The lake was more of a pond than a lake. It was small, no more than fifty metres by twenty metres across. The lake was covered on three sides with thick foliage, and the western side had a clearing with a small bank to the water's edge, made up of mud and stone. It was a popular meeting place for children by day, and lovers at night.
Geraldine was dead three seconds after she got there. Sebastian had seen her arrive and waited in the foliage until she was no more than a body length from him. He sprang out of the foliage, and she began to turn instinctively to see what had caused the noise. It was already too late for her; she didn't see the hammer hurtling down towards her head.

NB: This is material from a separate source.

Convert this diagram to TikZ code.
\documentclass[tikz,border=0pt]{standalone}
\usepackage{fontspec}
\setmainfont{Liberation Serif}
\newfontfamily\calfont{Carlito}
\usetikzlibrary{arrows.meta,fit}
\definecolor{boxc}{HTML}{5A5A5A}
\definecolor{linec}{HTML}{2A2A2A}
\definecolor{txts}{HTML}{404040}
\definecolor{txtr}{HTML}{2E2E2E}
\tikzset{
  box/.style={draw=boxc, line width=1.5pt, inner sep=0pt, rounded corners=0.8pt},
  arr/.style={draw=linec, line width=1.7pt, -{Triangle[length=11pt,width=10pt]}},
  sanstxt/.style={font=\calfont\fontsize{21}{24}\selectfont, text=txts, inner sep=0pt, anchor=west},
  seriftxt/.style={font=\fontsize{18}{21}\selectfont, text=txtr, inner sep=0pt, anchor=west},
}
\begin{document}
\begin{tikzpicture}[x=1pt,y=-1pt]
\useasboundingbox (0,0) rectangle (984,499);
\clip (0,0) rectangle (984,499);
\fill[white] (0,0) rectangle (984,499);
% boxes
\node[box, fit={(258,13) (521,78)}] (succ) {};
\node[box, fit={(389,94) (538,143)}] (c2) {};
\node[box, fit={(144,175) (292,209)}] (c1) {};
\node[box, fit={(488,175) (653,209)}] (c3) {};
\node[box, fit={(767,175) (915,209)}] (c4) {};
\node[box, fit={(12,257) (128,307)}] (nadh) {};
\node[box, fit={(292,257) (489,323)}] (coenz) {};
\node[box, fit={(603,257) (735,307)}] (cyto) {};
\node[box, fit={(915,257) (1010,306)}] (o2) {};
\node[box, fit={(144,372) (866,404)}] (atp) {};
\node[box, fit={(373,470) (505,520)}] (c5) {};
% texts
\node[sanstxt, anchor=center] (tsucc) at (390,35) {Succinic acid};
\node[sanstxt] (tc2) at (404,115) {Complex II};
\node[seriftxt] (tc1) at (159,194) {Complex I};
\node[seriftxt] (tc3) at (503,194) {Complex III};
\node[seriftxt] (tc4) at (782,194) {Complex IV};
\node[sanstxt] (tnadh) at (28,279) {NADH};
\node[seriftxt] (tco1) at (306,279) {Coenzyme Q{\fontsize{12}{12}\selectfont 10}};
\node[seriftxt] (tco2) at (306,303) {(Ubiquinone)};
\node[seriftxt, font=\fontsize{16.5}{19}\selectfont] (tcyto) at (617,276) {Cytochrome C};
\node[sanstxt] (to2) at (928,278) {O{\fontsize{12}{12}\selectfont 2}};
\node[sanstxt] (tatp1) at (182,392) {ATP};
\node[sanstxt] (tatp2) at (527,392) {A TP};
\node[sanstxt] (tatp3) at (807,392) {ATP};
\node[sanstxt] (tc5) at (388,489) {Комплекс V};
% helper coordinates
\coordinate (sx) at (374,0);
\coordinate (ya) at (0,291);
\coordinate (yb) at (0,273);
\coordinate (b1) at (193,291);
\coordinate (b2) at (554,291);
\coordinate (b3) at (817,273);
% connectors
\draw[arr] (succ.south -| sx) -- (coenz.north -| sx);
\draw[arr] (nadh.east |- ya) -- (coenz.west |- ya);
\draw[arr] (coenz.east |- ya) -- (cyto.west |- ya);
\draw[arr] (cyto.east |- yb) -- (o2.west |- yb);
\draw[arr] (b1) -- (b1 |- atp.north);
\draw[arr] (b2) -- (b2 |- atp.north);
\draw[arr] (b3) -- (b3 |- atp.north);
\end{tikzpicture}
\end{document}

Geraldine slumped to the ground; the claw of the hammer wedged between in the top of her skull. The blood loss was minimal, as he left the implement in situ.
As she lay there, Sebastian thought that it had been too quick, too easy. He would have enjoyed it more if she had suffered like the puppy he had beheaded. He had wanted to see her eyes as life departed.
Sebastian did not think insults had driven him to kill her; he was going to kill someone, somewhere, sometime anyhow. She was on his radar because she had a big mouth and was female.
He had not expected the release, the intense rush as the dopamine and adrenaline fuelled a high that swept over him from the moment he killed her. His hands shook as he felt her lifeless body, as the elation increased.
He would have liked to open her up, experiment on her, but time was a problem; he would have to account for his whereabouts, he was sure, when this all blew up. He also knew they would drag the pond in the woods for her body. He had seen enough murder movies to know waterways were always searched for bodies.
He had stolen a large canvas bag from the school the previous week. A group had come back after doing their Duke of Edinburgh Bronze outdoor award, and it had been easy to lift one from the passageway as they had a debriefing in the hall.